Worin sehen Sie vor allem die Chancen für eine Erhöhung der Energiesicherheit des Landes?
JT: Die Erhöhung der Sicherheit des Nationalen Energiesystems setzt die Erfüllung vieler Bedingungen voraus. Vor allem müssen Stein- und Braunkohle als Energiequelle effizienter genutzt werden. Gleichzeitig ist eine Diversifizierung vorzunehmen und dabei der Anteil erneuerbarer Energien zu erhöhen. Das vorhandene Produktionsvermögen ist gut zu nutzen. Neue Blöcke, insbesondere große, sollten in einem höheren Maß als bisher im Grundmodus betrieben werden. Dabei sind ihre Vorzüge, insbesondere der hohe Wirkungsgrad und die geringe Emission, auszunutzen. Bereits lange betriebene Blöcke, besonders solche der Klasse 200MW und 360MW, sollten entsprechend für den Regelungsbetrieb eingerichtet werden. Das Nationale Energiesystem sollte entsprechend in das europäische Verbundsystem integriert werden, sowohl hinsichtlich der Stromerzeugung als auch der Regelung.
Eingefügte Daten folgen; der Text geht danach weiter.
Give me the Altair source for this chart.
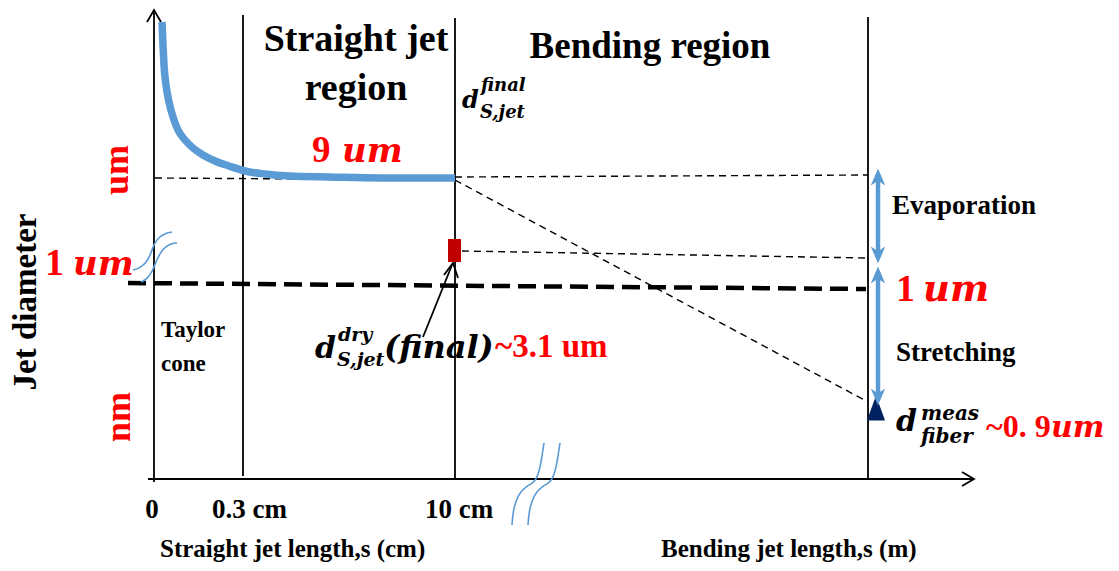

Die Pro Novum sp. z o.o. ist Veranstalter des 19. Symposiums DIAGNOSTIK UND INSTANDSETZUNGEN VON THERMISCHEN UND MECHANISCHEN ANLAGEN FÜR KRAFTWERKE: Diagnostik zur Verlängerung der Nutzungsdauer und für einen flexiblen Betrieb von Kraftwerken. Die AHK Polen hat die Schirmherrschaft übernommen.